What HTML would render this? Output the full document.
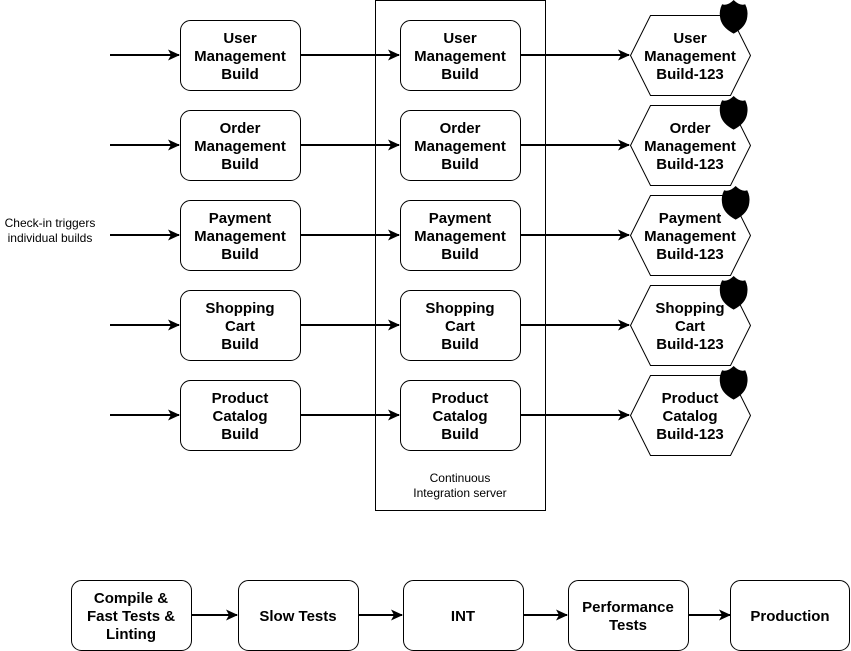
<!DOCTYPE html>
<html><head><meta charset="utf-8"><style>
body{margin:0;background:#fff}
svg{display:block}
text{font-family:"Liberation Sans",Arial,sans-serif}
.b{font-size:15px;font-weight:bold;text-anchor:middle}
.s{font-size:12px;text-anchor:middle}
</style></head><body>
<svg width="851" height="651" viewBox="0 0 851 651">
<defs><marker id="a" markerWidth="12" markerHeight="12" refX="11" refY="6" orient="auto" markerUnits="userSpaceOnUse"><path d="M0,0.5 L12,6 L0,11.5 L3,6 Z" fill="#000"/></marker>
<g id="sh"><path d="M2,4 Q7,6 13,0 Q19,6 24,4 Q27,10 26,16 Q25,26 13,32 Q1,26 0,16 Q-1,10 2,4Z" fill="#000" transform="scale(1.05)"/></g></defs>
<rect x="375.5" y="0.5" width="170" height="510" fill="none" stroke="#000"/>
<text class="s" x="460" y="482">Continuous</text>
<text class="s" x="460" y="497">Integration server</text>
<text class="s" x="50" y="227">Check-in triggers</text>
<text class="s" x="50" y="242">individual builds</text>
<g stroke="#000" stroke-width="2" fill="none">
<line x1="110" y1="55" x2="179" y2="55" marker-end="url(#a)"/><line x1="300" y1="55" x2="399" y2="55" marker-end="url(#a)"/><line x1="520" y1="55" x2="629" y2="55" marker-end="url(#a)"/>
<line x1="110" y1="145" x2="179" y2="145" marker-end="url(#a)"/><line x1="300" y1="145" x2="399" y2="145" marker-end="url(#a)"/><line x1="520" y1="145" x2="629" y2="145" marker-end="url(#a)"/>
<line x1="110" y1="235" x2="179" y2="235" marker-end="url(#a)"/><line x1="300" y1="235" x2="399" y2="235" marker-end="url(#a)"/><line x1="520" y1="235" x2="629" y2="235" marker-end="url(#a)"/>
<line x1="110" y1="325" x2="179" y2="325" marker-end="url(#a)"/><line x1="300" y1="325" x2="399" y2="325" marker-end="url(#a)"/><line x1="520" y1="325" x2="629" y2="325" marker-end="url(#a)"/>
<line x1="110" y1="415" x2="179" y2="415" marker-end="url(#a)"/><line x1="300" y1="415" x2="399" y2="415" marker-end="url(#a)"/><line x1="520" y1="415" x2="629" y2="415" marker-end="url(#a)"/>
<line x1="191" y1="615" x2="237" y2="615" marker-end="url(#a)"/><line x1="358" y1="615" x2="402" y2="615" marker-end="url(#a)"/><line x1="523" y1="615" x2="567" y2="615" marker-end="url(#a)"/><line x1="688" y1="615" x2="730" y2="615" marker-end="url(#a)"/>
</g>
<g fill="#fff" stroke="#000" stroke-width="1">
<rect x="180.5" y="20.5" width="120" height="70" rx="10"/><rect x="400.5" y="20.5" width="120" height="70" rx="10"/>
<rect x="180.5" y="110.5" width="120" height="70" rx="10"/><rect x="400.5" y="110.5" width="120" height="70" rx="10"/>
<rect x="180.5" y="200.5" width="120" height="70" rx="10"/><rect x="400.5" y="200.5" width="120" height="70" rx="10"/>
<rect x="180.5" y="290.5" width="120" height="70" rx="10"/><rect x="400.5" y="290.5" width="120" height="70" rx="10"/>
<rect x="180.5" y="380.5" width="120" height="70" rx="10"/><rect x="400.5" y="380.5" width="120" height="70" rx="10"/>
<path d="M630.5,55.5 L650.5,15.5 L730.5,15.5 L750.5,55.5 L730.5,95.5 L650.5,95.5Z"/>
<path d="M630.5,145.5 L650.5,105.5 L730.5,105.5 L750.5,145.5 L730.5,185.5 L650.5,185.5Z"/>
<path d="M630.5,235.5 L650.5,195.5 L730.5,195.5 L750.5,235.5 L730.5,275.5 L650.5,275.5Z"/>
<path d="M630.5,325.5 L650.5,285.5 L730.5,285.5 L750.5,325.5 L730.5,365.5 L650.5,365.5Z"/>
<path d="M630.5,415.5 L650.5,375.5 L730.5,375.5 L750.5,415.5 L730.5,455.5 L650.5,455.5Z"/>
<rect x="71.5" y="580.5" width="120" height="70" rx="10"/><rect x="238.5" y="580.5" width="120" height="70" rx="10"/><rect x="403.5" y="580.5" width="120" height="70" rx="10"/><rect x="568.5" y="580.5" width="120" height="70" rx="10"/><rect x="730.5" y="580.5" width="119" height="70" rx="10"/>
</g>
<use href="#sh" x="720" y="0"/><use href="#sh" x="720" y="96"/><use href="#sh" x="722" y="186"/><use href="#sh" x="720" y="276"/><use href="#sh" x="720" y="366"/>
<g>
<text class="b" x="240" y="43">User</text><text class="b" x="240" y="61">Management</text><text class="b" x="240" y="79">Build</text>
<text class="b" x="460" y="43">User</text><text class="b" x="460" y="61">Management</text><text class="b" x="460" y="79">Build</text>
<text class="b" x="690" y="43">User</text><text class="b" x="690" y="61">Management</text><text class="b" x="690" y="79">Build-123</text>
<text class="b" x="240" y="133">Order</text><text class="b" x="240" y="151">Management</text><text class="b" x="240" y="169">Build</text>
<text class="b" x="460" y="133">Order</text><text class="b" x="460" y="151">Management</text><text class="b" x="460" y="169">Build</text>
<text class="b" x="690" y="133">Order</text><text class="b" x="690" y="151">Management</text><text class="b" x="690" y="169">Build-123</text>
<text class="b" x="240" y="223">Payment</text><text class="b" x="240" y="241">Management</text><text class="b" x="240" y="259">Build</text>
<text class="b" x="460" y="223">Payment</text><text class="b" x="460" y="241">Management</text><text class="b" x="460" y="259">Build</text>
<text class="b" x="690" y="223">Payment</text><text class="b" x="690" y="241">Management</text><text class="b" x="690" y="259">Build-123</text>
<text class="b" x="240" y="313">Shopping</text><text class="b" x="240" y="331">Cart</text><text class="b" x="240" y="349">Build</text>
<text class="b" x="460" y="313">Shopping</text><text class="b" x="460" y="331">Cart</text><text class="b" x="460" y="349">Build</text>
<text class="b" x="690" y="313">Shopping</text><text class="b" x="690" y="331">Cart</text><text class="b" x="690" y="349">Build-123</text>
<text class="b" x="240" y="403">Product</text><text class="b" x="240" y="421">Catalog</text><text class="b" x="240" y="439">Build</text>
<text class="b" x="460" y="403">Product</text><text class="b" x="460" y="421">Catalog</text><text class="b" x="460" y="439">Build</text>
<text class="b" x="690" y="403">Product</text><text class="b" x="690" y="421">Catalog</text><text class="b" x="690" y="439">Build-123</text>
<text class="b" x="131" y="603">Compile &amp;</text><text class="b" x="131" y="621">Fast Tests &amp;</text><text class="b" x="131" y="639">Linting</text>
<text class="b" x="298" y="621">Slow Tests</text>
<text class="b" x="463" y="621">INT</text>
<text class="b" x="628" y="612">Performance</text><text class="b" x="628" y="630">Tests</text>
<text class="b" x="790" y="621">Production</text>
</g>
</svg>
</body></html>
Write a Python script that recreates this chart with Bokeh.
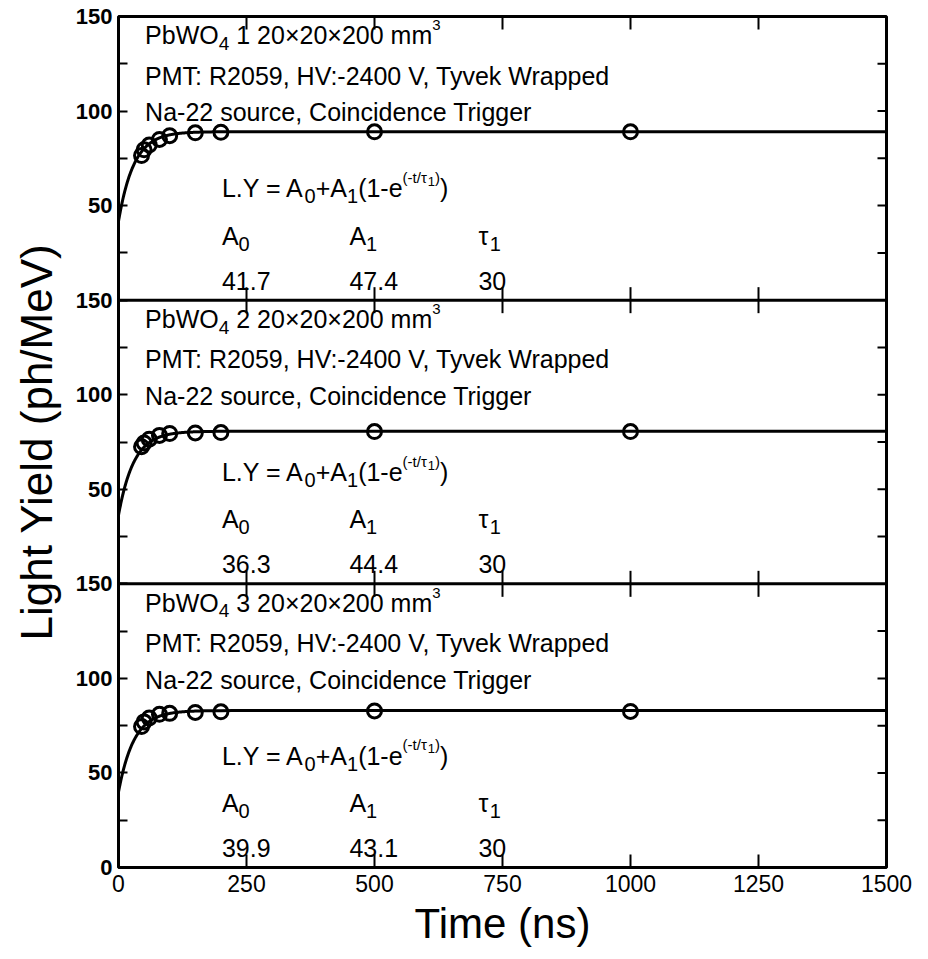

———

* _Instructions to follow_: The records above should be reproduced exactly, with no pictures included.

* _Correct answer_:
What HTML would render this? Output the full document.
<!DOCTYPE html>
<html><head><meta charset="utf-8"><style>
body{margin:0;background:#fff}
svg{display:block}
text{font-family:"Liberation Sans",Arial,sans-serif}
.b{font-size:15px;font-weight:bold;text-anchor:middle}
.s{font-size:12px;text-anchor:middle}
</style></head><body>
<svg width="851" height="651" viewBox="0 0 851 651">
<defs><marker id="a" markerWidth="12" markerHeight="12" refX="11" refY="6" orient="auto" markerUnits="userSpaceOnUse"><path d="M0,0.5 L12,6 L0,11.5 L3,6 Z" fill="#000"/></marker>
<g id="sh"><path d="M2,4 Q7,6 13,0 Q19,6 24,4 Q27,10 26,16 Q25,26 13,32 Q1,26 0,16 Q-1,10 2,4Z" fill="#000" transform="scale(1.05)"/></g></defs>
<rect x="375.5" y="0.5" width="170" height="510" fill="none" stroke="#000"/>
<text class="s" x="460" y="482">Continuous</text>
<text class="s" x="460" y="497">Integration server</text>
<text class="s" x="50" y="227">Check-in triggers</text>
<text class="s" x="50" y="242">individual builds</text>
<g stroke="#000" stroke-width="2" fill="none">
<line x1="110" y1="55" x2="179" y2="55" marker-end="url(#a)"/><line x1="300" y1="55" x2="399" y2="55" marker-end="url(#a)"/><line x1="520" y1="55" x2="629" y2="55" marker-end="url(#a)"/>
<line x1="110" y1="145" x2="179" y2="145" marker-end="url(#a)"/><line x1="300" y1="145" x2="399" y2="145" marker-end="url(#a)"/><line x1="520" y1="145" x2="629" y2="145" marker-end="url(#a)"/>
<line x1="110" y1="235" x2="179" y2="235" marker-end="url(#a)"/><line x1="300" y1="235" x2="399" y2="235" marker-end="url(#a)"/><line x1="520" y1="235" x2="629" y2="235" marker-end="url(#a)"/>
<line x1="110" y1="325" x2="179" y2="325" marker-end="url(#a)"/><line x1="300" y1="325" x2="399" y2="325" marker-end="url(#a)"/><line x1="520" y1="325" x2="629" y2="325" marker-end="url(#a)"/>
<line x1="110" y1="415" x2="179" y2="415" marker-end="url(#a)"/><line x1="300" y1="415" x2="399" y2="415" marker-end="url(#a)"/><line x1="520" y1="415" x2="629" y2="415" marker-end="url(#a)"/>
<line x1="191" y1="615" x2="237" y2="615" marker-end="url(#a)"/><line x1="358" y1="615" x2="402" y2="615" marker-end="url(#a)"/><line x1="523" y1="615" x2="567" y2="615" marker-end="url(#a)"/><line x1="688" y1="615" x2="730" y2="615" marker-end="url(#a)"/>
</g>
<g fill="#fff" stroke="#000" stroke-width="1">
<rect x="180.5" y="20.5" width="120" height="70" rx="10"/><rect x="400.5" y="20.5" width="120" height="70" rx="10"/>
<rect x="180.5" y="110.5" width="120" height="70" rx="10"/><rect x="400.5" y="110.5" width="120" height="70" rx="10"/>
<rect x="180.5" y="200.5" width="120" height="70" rx="10"/><rect x="400.5" y="200.5" width="120" height="70" rx="10"/>
<rect x="180.5" y="290.5" width="120" height="70" rx="10"/><rect x="400.5" y="290.5" width="120" height="70" rx="10"/>
<rect x="180.5" y="380.5" width="120" height="70" rx="10"/><rect x="400.5" y="380.5" width="120" height="70" rx="10"/>
<path d="M630.5,55.5 L650.5,15.5 L730.5,15.5 L750.5,55.5 L730.5,95.5 L650.5,95.5Z"/>
<path d="M630.5,145.5 L650.5,105.5 L730.5,105.5 L750.5,145.5 L730.5,185.5 L650.5,185.5Z"/>
<path d="M630.5,235.5 L650.5,195.5 L730.5,195.5 L750.5,235.5 L730.5,275.5 L650.5,275.5Z"/>
<path d="M630.5,325.5 L650.5,285.5 L730.5,285.5 L750.5,325.5 L730.5,365.5 L650.5,365.5Z"/>
<path d="M630.5,415.5 L650.5,375.5 L730.5,375.5 L750.5,415.5 L730.5,455.5 L650.5,455.5Z"/>
<rect x="71.5" y="580.5" width="120" height="70" rx="10"/><rect x="238.5" y="580.5" width="120" height="70" rx="10"/><rect x="403.5" y="580.5" width="120" height="70" rx="10"/><rect x="568.5" y="580.5" width="120" height="70" rx="10"/><rect x="730.5" y="580.5" width="119" height="70" rx="10"/>
</g>
<use href="#sh" x="720" y="0"/><use href="#sh" x="720" y="96"/><use href="#sh" x="722" y="186"/><use href="#sh" x="720" y="276"/><use href="#sh" x="720" y="366"/>
<g>
<text class="b" x="240" y="43">User</text><text class="b" x="240" y="61">Management</text><text class="b" x="240" y="79">Build</text>
<text class="b" x="460" y="43">User</text><text class="b" x="460" y="61">Management</text><text class="b" x="460" y="79">Build</text>
<text class="b" x="690" y="43">User</text><text class="b" x="690" y="61">Management</text><text class="b" x="690" y="79">Build-123</text>
<text class="b" x="240" y="133">Order</text><text class="b" x="240" y="151">Management</text><text class="b" x="240" y="169">Build</text>
<text class="b" x="460" y="133">Order</text><text class="b" x="460" y="151">Management</text><text class="b" x="460" y="169">Build</text>
<text class="b" x="690" y="133">Order</text><text class="b" x="690" y="151">Management</text><text class="b" x="690" y="169">Build-123</text>
<text class="b" x="240" y="223">Payment</text><text class="b" x="240" y="241">Management</text><text class="b" x="240" y="259">Build</text>
<text class="b" x="460" y="223">Payment</text><text class="b" x="460" y="241">Management</text><text class="b" x="460" y="259">Build</text>
<text class="b" x="690" y="223">Payment</text><text class="b" x="690" y="241">Management</text><text class="b" x="690" y="259">Build-123</text>
<text class="b" x="240" y="313">Shopping</text><text class="b" x="240" y="331">Cart</text><text class="b" x="240" y="349">Build</text>
<text class="b" x="460" y="313">Shopping</text><text class="b" x="460" y="331">Cart</text><text class="b" x="460" y="349">Build</text>
<text class="b" x="690" y="313">Shopping</text><text class="b" x="690" y="331">Cart</text><text class="b" x="690" y="349">Build-123</text>
<text class="b" x="240" y="403">Product</text><text class="b" x="240" y="421">Catalog</text><text class="b" x="240" y="439">Build</text>
<text class="b" x="460" y="403">Product</text><text class="b" x="460" y="421">Catalog</text><text class="b" x="460" y="439">Build</text>
<text class="b" x="690" y="403">Product</text><text class="b" x="690" y="421">Catalog</text><text class="b" x="690" y="439">Build-123</text>
<text class="b" x="131" y="603">Compile &amp;</text><text class="b" x="131" y="621">Fast Tests &amp;</text><text class="b" x="131" y="639">Linting</text>
<text class="b" x="298" y="621">Slow Tests</text>
<text class="b" x="463" y="621">INT</text>
<text class="b" x="628" y="612">Performance</text><text class="b" x="628" y="630">Tests</text>
<text class="b" x="790" y="621">Production</text>
</g>
</svg>
</body></html>
Write a Python script that recreates this chart with Bokeh.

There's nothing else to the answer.